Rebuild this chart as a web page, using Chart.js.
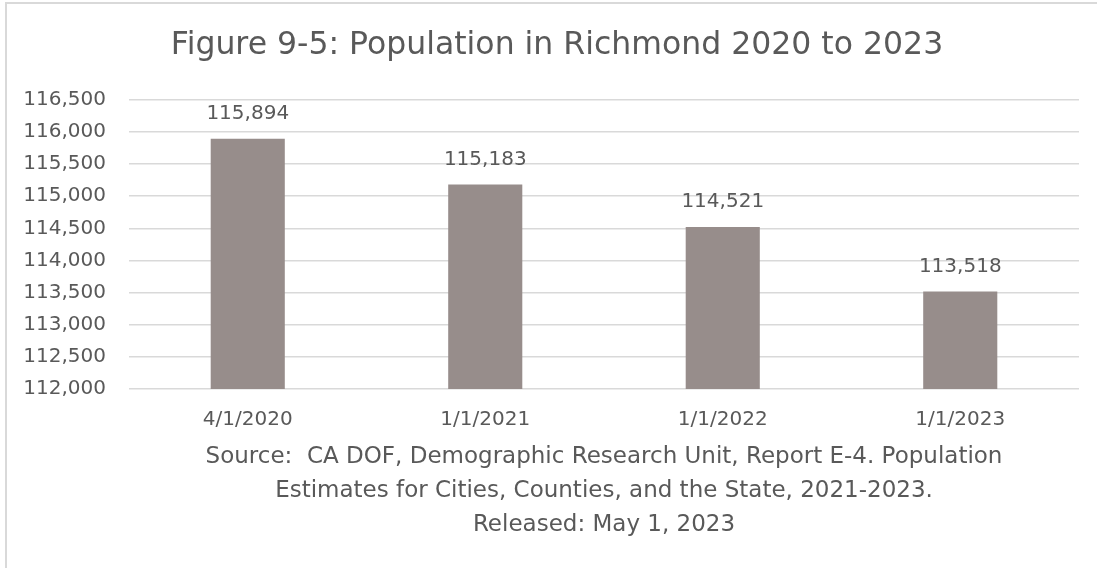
<!DOCTYPE html>
<html>
<head>
<meta charset="utf-8">
<script src="https://cdn.jsdelivr.net/npm/chart.js@4.4.1/dist/chart.umd.min.js"></script>
<style>
    html, body { margin: 0; padding: 0; background: #fff; overflow: hidden; width: 1097px; height: 568px; }
    #frame {
        position: absolute; left: 5px; top: 2px; width: 1092px; height: 566px;
        border-left: 2px solid #d9d9d9; border-top: 2px solid #d9d9d9; box-sizing: border-box;
    }
    /* chart object is a little wider than the visible window */
    #clip { position: absolute; left: 0; top: 0; width: 1097px; height: 568px; overflow: hidden; }
    #wrap { position: absolute; left: 0; top: 0; width: 1132px; height: 568px; }
</style>
</head>
<body>
<div id="frame"></div>
<div id="clip"><div id="wrap"><canvas id="chart"></canvas></div></div>
<script>
// Population figures (CA DOF, Report E-4)
const dates = ['4/1/2020', '1/1/2021', '1/1/2022', '1/1/2023'];
const population = [115894, 115183, 114521, 113518];

const yMin = 112000;
const yMax = 116500;
const yStep = 500;

const titleText = 'Figure 9-5: Population in Richmond 2020 to 2023';
const sourceLines = [
    'Source:  CA DOF, Demographic Research Unit, Report E-4. Population',
    'Estimates for Cities, Counties, and the State, 2021-2023.',
    'Released: May 1, 2023'
];

const textColor = '#595959';
const fontFamily = "'DejaVu Sans', sans-serif";

const fmt = v => Number(v).toLocaleString('en-US');

// Value labels above each bar
const barLabels = {
    id: 'barLabels',
    afterDatasetsDraw(chart) {
        const ctx = chart.ctx;
        const meta = chart.getDatasetMeta(0);
        ctx.save();
        ctx.font = `20px ${fontFamily}`;
        ctx.fillStyle = textColor;
        ctx.textAlign = 'center';
        ctx.textBaseline = 'middle';
        meta.data.forEach((bar, i) => {
            ctx.fillText(fmt(population[i]), bar.x, bar.y - 25);
        });
        ctx.restore();
    }
};

new Chart(document.getElementById('chart'), {
    type: 'bar',
    data: {
        labels: dates,
        datasets: [{
            data: population,
            backgroundColor: '#978d8b',
            borderWidth: 0,
            categoryPercentage: 1,
            barPercentage: 0.312
        }]
    },
    options: {
        responsive: true,
        maintainAspectRatio: false,
        animation: false,
        layout: { padding: { left: 0, right: 18, top: 0, bottom: 26 } },
        plugins: {
            legend: { display: false },
            tooltip: { enabled: false },
            title: {
                display: true,
                text: titleText,
                color: textColor,
                font: { family: fontFamily, size: 31.5, weight: 'normal', lineHeight: 1.2 },
                padding: { top: 27, bottom: 35 }
            }
        },
        scales: {
            x: {
                grid: { display: false, drawTicks: false },
                border: { display: false },
                ticks: {
                    color: textColor,
                    padding: 19,
                    font: { family: fontFamily, size: 20 }
                },
                title: {
                    display: true,
                    text: sourceLines,
                    color: textColor,
                    font: { family: fontFamily, size: 23, lineHeight: '34px' },
                    padding: { top: 7, bottom: 0 }
                },
                afterFit: s => { s.height = 153; }
            },
            y: {
                min: yMin,
                max: yMax,
                grid: { color: '#d9d9d9', lineWidth: 1.5, drawTicks: false },
                border: { display: false },
                ticks: {
                    stepSize: yStep,
                    color: textColor,
                    padding: 23,
                    font: { family: fontFamily, size: 20 },
                    callback: v => fmt(v)
                },
                afterFit: s => { s.width = 129; }
            },
            // empty right-hand margin of the chart object
            yRight: {
                position: 'right',
                min: yMin,
                max: yMax,
                grid: { display: false, drawTicks: false },
                border: { display: false },
                ticks: { display: false },
                afterFit: s => { s.width = 35; }
            }
        }
    },
    plugins: [barLabels]
});
</script>
</body>
</html>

┄┄┄┄┄┄

== Set task ==
Print the complete listing exactly as it stands, without its pictures.

== Worked answer ==
Rebuild this chart as a web page, using Chart.js.
<!DOCTYPE html>
<html>
<head>
<meta charset="utf-8">
<script src="https://cdn.jsdelivr.net/npm/chart.js@4.4.1/dist/chart.umd.min.js"></script>
<style>
    html, body { margin: 0; padding: 0; background: #fff; overflow: hidden; width: 1097px; height: 568px; }
    #frame {
        position: absolute; left: 5px; top: 2px; width: 1092px; height: 566px;
        border-left: 2px solid #d9d9d9; border-top: 2px solid #d9d9d9; box-sizing: border-box;
    }
    /* chart object is a little wider than the visible window */
    #clip { position: absolute; left: 0; top: 0; width: 1097px; height: 568px; overflow: hidden; }
    #wrap { position: absolute; left: 0; top: 0; width: 1132px; height: 568px; }
</style>
</head>
<body>
<div id="frame"></div>
<div id="clip"><div id="wrap"><canvas id="chart"></canvas></div></div>
<script>
// Population figures (CA DOF, Report E-4)
const dates = ['4/1/2020', '1/1/2021', '1/1/2022', '1/1/2023'];
const population = [115894, 115183, 114521, 113518];

const yMin = 112000;
const yMax = 116500;
const yStep = 500;

const titleText = 'Figure 9-5: Population in Richmond 2020 to 2023';
const sourceLines = [
    'Source:  CA DOF, Demographic Research Unit, Report E-4. Population',
    'Estimates for Cities, Counties, and the State, 2021-2023.',
    'Released: May 1, 2023'
];

const textColor = '#595959';
const fontFamily = "'DejaVu Sans', sans-serif";

const fmt = v => Number(v).toLocaleString('en-US');

// Value labels above each bar
const barLabels = {
    id: 'barLabels',
    afterDatasetsDraw(chart) {
        const ctx = chart.ctx;
        const meta = chart.getDatasetMeta(0);
        ctx.save();
        ctx.font = `20px ${fontFamily}`;
        ctx.fillStyle = textColor;
        ctx.textAlign = 'center';
        ctx.textBaseline = 'middle';
        meta.data.forEach((bar, i) => {
            ctx.fillText(fmt(population[i]), bar.x, bar.y - 25);
        });
        ctx.restore();
    }
};

new Chart(document.getElementById('chart'), {
    type: 'bar',
    data: {
        labels: dates,
        datasets: [{
            data: population,
            backgroundColor: '#978d8b',
            borderWidth: 0,
            categoryPercentage: 1,
            barPercentage: 0.312
        }]
    },
    options: {
        responsive: true,
        maintainAspectRatio: false,
        animation: false,
        layout: { padding: { left: 0, right: 18, top: 0, bottom: 26 } },
        plugins: {
            legend: { display: false },
            tooltip: { enabled: false },
            title: {
                display: true,
                text: titleText,
                color: textColor,
                font: { family: fontFamily, size: 31.5, weight: 'normal', lineHeight: 1.2 },
                padding: { top: 27, bottom: 35 }
            }
        },
        scales: {
            x: {
                grid: { display: false, drawTicks: false },
                border: { display: false },
                ticks: {
                    color: textColor,
                    padding: 19,
                    font: { family: fontFamily, size: 20 }
                },
                title: {
                    display: true,
                    text: sourceLines,
                    color: textColor,
                    font: { family: fontFamily, size: 23, lineHeight: '34px' },
                    padding: { top: 7, bottom: 0 }
                },
                afterFit: s => { s.height = 153; }
            },
            y: {
                min: yMin,
                max: yMax,
                grid: { color: '#d9d9d9', lineWidth: 1.5, drawTicks: false },
                border: { display: false },
                ticks: {
                    stepSize: yStep,
                    color: textColor,
                    padding: 23,
                    font: { family: fontFamily, size: 20 },
                    callback: v => fmt(v)
                },
                afterFit: s => { s.width = 129; }
            },
            // empty right-hand margin of the chart object
            yRight: {
                position: 'right',
                min: yMin,
                max: yMax,
                grid: { display: false, drawTicks: false },
                border: { display: false },
                ticks: { display: false },
                afterFit: s => { s.width = 35; }
            }
        }
    },
    plugins: [barLabels]
});
</script>
</body>
</html>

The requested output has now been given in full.